CD44/CD24 ratio and ALDH1 remain stable from the primary tumor to the liver metastases. (A) Representative immunofluorescent images showing the expression of CD44, CD24 in the primary tumor and liver metastases of immunodefidient mice injected with MDA-MB-231 cells. Tissues were labeled with anti-CD44 (red), anti-CD24 (green) and the nuclei stain DAPI (blue). Scale bar: 20 μm. (B) CD44/CD24 ratios in the primary tumor and the liver metastases. The average ratios of CD44/CD24 were calculated from three parallel immunofluorescent images. All the experiments were performed in triplicate. Data represent means ± SD (n = 3), **P < 0.01. (C) Representative immunofluorescent images showing the expression of ADLH1 in the primary tumor and liver metastases of immunodefidient mice injected with MDA-MB-231 cells. Tissues were labeled with anti-ALDH1 (magenta) and the nuclei stain DAPI (blue). Scale bar: 20 μm. (D) The average fluorescent intensities of ALDH1 from the primary tumor and the liver metastases. The average fluorescent intensities were calculated from three parallel immunofluorescent images. All the experiments were performed in triplicate. Data represent means ± SD (n = 3).

Figure 9

CTCs exhibit high CD44/CD24 ratio and ALDH1 expression. (A) Schematic illustration of the isolation and detection of CTCs from the blood using membrane filter. The isolation device contains an 8 μm pore filtering membrane and a 25 μm diameter filter holder. (B) Immunofluorescent images showing the expression of CK19, CD45, CD44, CD24 and ALDH1 in CTCs isolated from the immunodeficient mice injected with MDA-MB-231 cells.
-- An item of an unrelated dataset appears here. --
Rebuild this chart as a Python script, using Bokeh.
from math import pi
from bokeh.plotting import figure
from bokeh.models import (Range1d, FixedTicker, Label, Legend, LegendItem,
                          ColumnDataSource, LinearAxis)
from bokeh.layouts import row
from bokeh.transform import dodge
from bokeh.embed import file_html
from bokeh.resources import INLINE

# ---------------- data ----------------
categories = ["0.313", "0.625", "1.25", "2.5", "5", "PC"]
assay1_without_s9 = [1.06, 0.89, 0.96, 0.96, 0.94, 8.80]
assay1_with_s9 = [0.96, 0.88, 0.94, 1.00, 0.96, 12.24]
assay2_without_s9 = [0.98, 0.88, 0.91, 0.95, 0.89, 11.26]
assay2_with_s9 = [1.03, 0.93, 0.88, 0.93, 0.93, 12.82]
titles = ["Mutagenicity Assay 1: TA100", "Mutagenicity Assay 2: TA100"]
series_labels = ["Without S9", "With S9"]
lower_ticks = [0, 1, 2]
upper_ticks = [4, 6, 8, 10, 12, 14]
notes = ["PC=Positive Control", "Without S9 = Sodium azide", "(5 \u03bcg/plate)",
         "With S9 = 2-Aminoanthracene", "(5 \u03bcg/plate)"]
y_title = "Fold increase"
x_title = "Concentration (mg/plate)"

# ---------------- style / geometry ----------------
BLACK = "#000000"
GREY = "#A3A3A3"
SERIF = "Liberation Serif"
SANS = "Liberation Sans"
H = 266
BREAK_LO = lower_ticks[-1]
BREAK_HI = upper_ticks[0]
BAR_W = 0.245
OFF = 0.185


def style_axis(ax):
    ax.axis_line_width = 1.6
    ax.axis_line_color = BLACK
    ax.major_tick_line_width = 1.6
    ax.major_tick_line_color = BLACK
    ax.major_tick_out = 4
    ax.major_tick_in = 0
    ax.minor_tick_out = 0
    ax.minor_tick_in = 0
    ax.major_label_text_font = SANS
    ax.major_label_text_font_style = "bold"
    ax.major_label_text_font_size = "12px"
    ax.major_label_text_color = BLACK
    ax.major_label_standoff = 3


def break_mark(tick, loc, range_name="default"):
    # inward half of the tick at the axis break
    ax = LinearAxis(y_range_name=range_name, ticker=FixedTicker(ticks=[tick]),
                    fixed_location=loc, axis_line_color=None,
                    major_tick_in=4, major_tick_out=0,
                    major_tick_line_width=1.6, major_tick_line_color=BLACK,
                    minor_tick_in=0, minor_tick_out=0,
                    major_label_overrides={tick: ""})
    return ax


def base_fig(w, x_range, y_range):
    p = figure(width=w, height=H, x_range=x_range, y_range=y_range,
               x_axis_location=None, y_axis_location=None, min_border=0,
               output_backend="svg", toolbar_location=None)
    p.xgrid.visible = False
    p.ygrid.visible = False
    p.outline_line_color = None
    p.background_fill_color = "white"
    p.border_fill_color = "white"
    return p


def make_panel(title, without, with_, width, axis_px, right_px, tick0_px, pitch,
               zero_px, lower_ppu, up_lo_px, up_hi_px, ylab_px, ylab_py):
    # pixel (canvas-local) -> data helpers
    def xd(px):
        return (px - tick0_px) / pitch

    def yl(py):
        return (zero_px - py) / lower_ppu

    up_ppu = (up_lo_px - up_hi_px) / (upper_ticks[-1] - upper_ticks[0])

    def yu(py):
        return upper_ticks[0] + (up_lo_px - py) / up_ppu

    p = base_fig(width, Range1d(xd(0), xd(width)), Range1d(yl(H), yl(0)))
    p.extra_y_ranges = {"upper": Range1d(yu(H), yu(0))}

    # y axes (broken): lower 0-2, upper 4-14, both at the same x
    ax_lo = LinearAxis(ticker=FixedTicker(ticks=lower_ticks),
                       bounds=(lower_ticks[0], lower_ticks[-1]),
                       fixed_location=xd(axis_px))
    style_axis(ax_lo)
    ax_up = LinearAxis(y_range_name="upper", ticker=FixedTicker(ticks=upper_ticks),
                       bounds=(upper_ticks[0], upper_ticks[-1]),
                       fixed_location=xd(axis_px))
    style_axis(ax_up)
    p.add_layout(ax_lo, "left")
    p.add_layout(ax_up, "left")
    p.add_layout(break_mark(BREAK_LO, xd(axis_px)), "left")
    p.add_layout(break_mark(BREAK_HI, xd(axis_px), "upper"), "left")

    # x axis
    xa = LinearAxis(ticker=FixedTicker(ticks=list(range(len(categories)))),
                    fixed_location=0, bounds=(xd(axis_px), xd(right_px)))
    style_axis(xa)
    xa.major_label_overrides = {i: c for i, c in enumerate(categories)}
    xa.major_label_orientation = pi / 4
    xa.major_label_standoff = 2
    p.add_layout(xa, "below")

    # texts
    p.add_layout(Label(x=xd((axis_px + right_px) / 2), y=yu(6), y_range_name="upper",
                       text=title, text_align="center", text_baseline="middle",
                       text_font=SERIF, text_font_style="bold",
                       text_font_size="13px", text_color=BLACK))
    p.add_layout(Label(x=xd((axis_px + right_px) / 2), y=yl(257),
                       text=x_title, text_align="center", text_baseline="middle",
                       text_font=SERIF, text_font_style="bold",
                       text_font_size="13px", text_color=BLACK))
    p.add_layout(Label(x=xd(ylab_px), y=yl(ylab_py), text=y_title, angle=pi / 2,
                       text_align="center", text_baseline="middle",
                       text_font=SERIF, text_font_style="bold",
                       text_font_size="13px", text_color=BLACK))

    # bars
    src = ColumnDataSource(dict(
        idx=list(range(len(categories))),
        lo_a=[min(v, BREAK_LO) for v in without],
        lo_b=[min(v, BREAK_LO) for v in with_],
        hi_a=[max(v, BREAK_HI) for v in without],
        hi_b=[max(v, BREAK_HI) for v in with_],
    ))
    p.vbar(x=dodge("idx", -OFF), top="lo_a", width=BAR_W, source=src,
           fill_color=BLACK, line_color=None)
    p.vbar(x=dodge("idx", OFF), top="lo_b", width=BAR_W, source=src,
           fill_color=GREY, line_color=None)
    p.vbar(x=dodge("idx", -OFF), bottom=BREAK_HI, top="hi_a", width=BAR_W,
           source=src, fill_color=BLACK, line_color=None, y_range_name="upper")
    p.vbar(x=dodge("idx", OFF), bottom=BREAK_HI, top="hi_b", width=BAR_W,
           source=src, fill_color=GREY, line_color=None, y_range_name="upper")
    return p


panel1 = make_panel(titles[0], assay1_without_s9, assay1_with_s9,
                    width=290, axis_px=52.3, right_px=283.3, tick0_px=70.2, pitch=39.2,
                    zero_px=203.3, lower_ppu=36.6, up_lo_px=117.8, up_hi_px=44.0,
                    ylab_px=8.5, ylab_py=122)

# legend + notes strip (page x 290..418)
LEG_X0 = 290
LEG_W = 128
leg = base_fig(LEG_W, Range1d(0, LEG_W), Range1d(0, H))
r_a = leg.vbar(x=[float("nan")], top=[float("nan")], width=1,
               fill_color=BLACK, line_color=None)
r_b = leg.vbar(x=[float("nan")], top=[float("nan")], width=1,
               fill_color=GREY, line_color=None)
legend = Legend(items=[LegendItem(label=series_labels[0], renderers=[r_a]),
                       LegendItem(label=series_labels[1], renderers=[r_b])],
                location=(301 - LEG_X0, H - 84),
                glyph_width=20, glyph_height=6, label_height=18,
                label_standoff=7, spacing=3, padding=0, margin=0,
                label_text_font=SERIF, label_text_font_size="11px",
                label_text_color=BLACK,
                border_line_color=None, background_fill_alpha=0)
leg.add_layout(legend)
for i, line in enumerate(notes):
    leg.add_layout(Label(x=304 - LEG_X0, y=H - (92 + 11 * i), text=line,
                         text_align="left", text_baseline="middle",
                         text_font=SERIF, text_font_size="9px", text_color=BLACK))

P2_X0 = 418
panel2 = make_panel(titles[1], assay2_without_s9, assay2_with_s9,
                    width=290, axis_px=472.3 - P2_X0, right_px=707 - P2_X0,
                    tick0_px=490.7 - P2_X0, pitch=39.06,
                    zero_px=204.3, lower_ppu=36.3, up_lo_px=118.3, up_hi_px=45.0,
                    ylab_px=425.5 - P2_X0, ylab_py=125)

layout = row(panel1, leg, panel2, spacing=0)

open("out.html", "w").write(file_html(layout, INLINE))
CTCs captured on the 8 μm polycarbonate membrane were stained with anti-CK19 (green), anti-CD45, anti-CD44 (red), anti-CD24 (green), anti-ALDH1 (magenta) and DAPI (blue), respectively. Scale bar: 20 μm. (C) Immunofluorescent images showing the expression of CD44, ALDH1 and CD45 in CTCs isolated from breast cancer patient. CTCs captured on the 8 μm polycarbonate membrane were stained with anti-CD44 (green), anti-ALDH1 (magenta), anti-CD45 (red), and DAPI (blue), respectively. Scale bar: 20 μm.